WRITTEN TASK:
Pick out each line of the records that includes the string "matplotlib", and copy it.

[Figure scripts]
>> START

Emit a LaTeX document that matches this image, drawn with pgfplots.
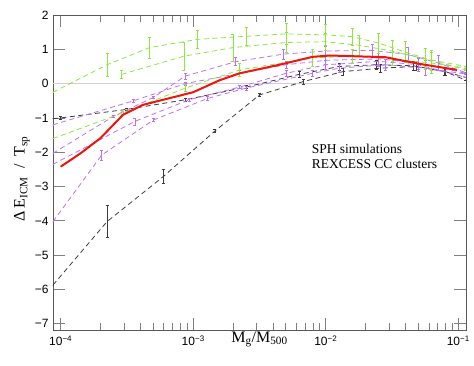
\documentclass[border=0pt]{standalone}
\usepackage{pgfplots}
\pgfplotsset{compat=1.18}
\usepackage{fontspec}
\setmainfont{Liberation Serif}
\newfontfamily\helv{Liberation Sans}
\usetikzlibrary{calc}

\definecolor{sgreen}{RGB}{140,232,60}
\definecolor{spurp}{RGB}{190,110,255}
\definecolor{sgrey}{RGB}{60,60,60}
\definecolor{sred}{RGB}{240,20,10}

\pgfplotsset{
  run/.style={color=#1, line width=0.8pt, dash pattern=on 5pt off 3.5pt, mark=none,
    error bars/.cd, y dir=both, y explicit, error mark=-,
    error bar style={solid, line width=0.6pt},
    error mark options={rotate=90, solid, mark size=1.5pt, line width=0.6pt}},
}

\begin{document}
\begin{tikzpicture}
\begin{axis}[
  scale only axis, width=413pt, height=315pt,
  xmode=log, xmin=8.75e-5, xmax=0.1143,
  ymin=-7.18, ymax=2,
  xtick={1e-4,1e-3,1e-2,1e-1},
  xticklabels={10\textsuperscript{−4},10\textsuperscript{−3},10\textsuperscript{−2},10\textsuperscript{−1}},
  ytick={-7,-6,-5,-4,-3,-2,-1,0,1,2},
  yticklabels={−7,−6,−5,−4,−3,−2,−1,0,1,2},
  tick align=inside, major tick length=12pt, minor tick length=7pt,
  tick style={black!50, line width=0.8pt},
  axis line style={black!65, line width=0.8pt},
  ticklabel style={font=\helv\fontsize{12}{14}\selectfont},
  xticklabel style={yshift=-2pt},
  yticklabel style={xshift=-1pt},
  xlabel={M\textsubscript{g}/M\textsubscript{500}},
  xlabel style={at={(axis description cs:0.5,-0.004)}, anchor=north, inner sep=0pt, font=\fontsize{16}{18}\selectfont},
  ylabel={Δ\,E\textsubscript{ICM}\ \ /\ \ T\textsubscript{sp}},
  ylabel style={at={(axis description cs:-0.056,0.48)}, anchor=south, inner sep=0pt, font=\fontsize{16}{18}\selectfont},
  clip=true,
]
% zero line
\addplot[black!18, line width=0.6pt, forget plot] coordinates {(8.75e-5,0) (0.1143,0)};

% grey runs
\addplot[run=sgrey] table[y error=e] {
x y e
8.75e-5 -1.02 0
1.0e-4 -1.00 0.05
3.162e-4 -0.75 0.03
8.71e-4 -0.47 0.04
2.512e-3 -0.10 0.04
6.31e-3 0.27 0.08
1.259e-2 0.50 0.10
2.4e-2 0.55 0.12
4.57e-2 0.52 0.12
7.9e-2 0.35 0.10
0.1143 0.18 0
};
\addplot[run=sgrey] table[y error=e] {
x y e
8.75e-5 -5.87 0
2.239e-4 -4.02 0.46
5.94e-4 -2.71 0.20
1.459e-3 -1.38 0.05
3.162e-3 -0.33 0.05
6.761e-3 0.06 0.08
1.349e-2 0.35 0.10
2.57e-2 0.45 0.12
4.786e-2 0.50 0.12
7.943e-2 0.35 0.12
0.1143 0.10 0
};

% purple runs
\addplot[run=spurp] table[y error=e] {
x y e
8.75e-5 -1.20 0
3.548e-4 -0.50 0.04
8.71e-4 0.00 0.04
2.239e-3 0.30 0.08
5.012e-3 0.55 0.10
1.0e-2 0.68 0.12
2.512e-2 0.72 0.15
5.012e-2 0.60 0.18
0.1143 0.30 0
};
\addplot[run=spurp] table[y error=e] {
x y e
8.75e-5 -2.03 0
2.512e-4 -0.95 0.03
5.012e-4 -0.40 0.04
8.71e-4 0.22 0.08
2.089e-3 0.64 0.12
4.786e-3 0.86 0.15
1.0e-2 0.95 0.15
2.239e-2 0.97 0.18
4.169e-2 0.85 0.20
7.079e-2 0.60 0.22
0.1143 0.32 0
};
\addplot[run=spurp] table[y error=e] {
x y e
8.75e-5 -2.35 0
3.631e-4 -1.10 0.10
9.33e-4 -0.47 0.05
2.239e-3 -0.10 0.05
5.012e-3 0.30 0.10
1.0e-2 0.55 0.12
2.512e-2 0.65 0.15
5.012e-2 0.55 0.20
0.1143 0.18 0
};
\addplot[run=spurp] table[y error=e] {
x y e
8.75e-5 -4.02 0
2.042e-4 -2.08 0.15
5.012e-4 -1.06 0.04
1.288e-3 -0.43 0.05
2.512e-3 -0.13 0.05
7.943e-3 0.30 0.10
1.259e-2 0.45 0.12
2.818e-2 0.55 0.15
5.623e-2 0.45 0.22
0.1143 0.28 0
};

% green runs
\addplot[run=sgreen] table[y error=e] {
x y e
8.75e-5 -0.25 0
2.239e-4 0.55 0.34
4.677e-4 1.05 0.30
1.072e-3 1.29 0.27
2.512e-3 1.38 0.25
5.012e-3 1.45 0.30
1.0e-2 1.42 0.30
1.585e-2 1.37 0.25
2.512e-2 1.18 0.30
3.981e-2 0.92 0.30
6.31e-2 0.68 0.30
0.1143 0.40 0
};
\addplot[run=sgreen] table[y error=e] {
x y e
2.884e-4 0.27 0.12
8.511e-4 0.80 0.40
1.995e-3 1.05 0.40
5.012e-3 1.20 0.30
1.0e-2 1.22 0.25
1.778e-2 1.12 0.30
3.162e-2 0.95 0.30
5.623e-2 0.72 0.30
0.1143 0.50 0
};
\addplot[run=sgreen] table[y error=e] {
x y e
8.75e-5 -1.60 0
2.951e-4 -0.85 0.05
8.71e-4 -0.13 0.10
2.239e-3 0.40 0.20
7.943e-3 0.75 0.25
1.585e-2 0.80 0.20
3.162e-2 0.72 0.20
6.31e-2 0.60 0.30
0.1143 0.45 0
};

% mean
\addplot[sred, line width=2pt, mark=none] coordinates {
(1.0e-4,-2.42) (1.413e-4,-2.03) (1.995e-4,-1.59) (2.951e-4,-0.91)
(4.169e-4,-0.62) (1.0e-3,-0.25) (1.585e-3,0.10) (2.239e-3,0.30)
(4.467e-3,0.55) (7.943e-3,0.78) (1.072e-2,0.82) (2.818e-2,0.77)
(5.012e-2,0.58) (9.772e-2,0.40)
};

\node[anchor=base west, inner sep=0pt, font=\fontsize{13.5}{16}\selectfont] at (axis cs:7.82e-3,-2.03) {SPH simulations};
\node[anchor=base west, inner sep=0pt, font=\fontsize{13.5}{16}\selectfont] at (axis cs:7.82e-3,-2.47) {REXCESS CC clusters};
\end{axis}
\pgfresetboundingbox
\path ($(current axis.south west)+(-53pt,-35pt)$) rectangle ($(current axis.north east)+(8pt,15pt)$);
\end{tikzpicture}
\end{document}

>> END
>> START

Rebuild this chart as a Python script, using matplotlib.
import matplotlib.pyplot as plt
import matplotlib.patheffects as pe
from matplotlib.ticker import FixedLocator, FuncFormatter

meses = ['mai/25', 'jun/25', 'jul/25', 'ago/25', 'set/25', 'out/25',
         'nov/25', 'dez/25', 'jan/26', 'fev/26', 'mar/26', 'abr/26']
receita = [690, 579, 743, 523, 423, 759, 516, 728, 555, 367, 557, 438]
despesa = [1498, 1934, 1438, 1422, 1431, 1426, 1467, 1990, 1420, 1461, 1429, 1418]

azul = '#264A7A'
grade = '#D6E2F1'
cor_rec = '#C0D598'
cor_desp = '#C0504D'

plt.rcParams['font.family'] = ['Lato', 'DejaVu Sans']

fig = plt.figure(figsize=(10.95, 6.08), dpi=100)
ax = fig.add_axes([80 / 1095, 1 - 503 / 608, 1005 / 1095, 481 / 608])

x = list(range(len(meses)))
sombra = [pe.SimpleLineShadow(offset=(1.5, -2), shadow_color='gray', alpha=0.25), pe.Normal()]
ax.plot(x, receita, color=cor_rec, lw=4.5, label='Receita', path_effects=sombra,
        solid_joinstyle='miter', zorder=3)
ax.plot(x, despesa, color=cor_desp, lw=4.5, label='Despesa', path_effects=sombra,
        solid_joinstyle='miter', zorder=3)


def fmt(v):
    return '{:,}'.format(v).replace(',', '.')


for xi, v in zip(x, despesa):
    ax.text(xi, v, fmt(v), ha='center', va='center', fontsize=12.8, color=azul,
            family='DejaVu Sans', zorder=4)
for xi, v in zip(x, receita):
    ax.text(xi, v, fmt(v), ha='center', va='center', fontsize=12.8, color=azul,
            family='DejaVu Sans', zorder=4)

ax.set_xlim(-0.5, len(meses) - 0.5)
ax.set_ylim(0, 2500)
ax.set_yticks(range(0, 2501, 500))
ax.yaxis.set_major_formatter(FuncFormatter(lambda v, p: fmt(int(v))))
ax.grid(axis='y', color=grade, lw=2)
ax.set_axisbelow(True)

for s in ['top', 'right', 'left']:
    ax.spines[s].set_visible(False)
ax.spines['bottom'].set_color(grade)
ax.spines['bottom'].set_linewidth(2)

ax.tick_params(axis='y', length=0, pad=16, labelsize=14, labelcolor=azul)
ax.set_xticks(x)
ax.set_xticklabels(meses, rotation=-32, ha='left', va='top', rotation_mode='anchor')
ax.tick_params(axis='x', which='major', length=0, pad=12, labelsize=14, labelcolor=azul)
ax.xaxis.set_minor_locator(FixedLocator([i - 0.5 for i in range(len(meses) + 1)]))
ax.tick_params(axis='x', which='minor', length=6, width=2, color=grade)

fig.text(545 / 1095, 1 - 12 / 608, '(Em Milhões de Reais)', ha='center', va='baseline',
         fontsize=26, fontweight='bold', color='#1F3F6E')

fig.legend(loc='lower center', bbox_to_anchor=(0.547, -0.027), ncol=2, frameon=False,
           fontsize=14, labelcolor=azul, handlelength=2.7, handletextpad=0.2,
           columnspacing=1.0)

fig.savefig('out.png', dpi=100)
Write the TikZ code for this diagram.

>> END

THE SOLUTION:
Rebuild this chart as a Python script, using matplotlib.
import matplotlib.pyplot as plt
import matplotlib.patheffects as pe
from matplotlib.ticker import FixedLocator, FuncFormatter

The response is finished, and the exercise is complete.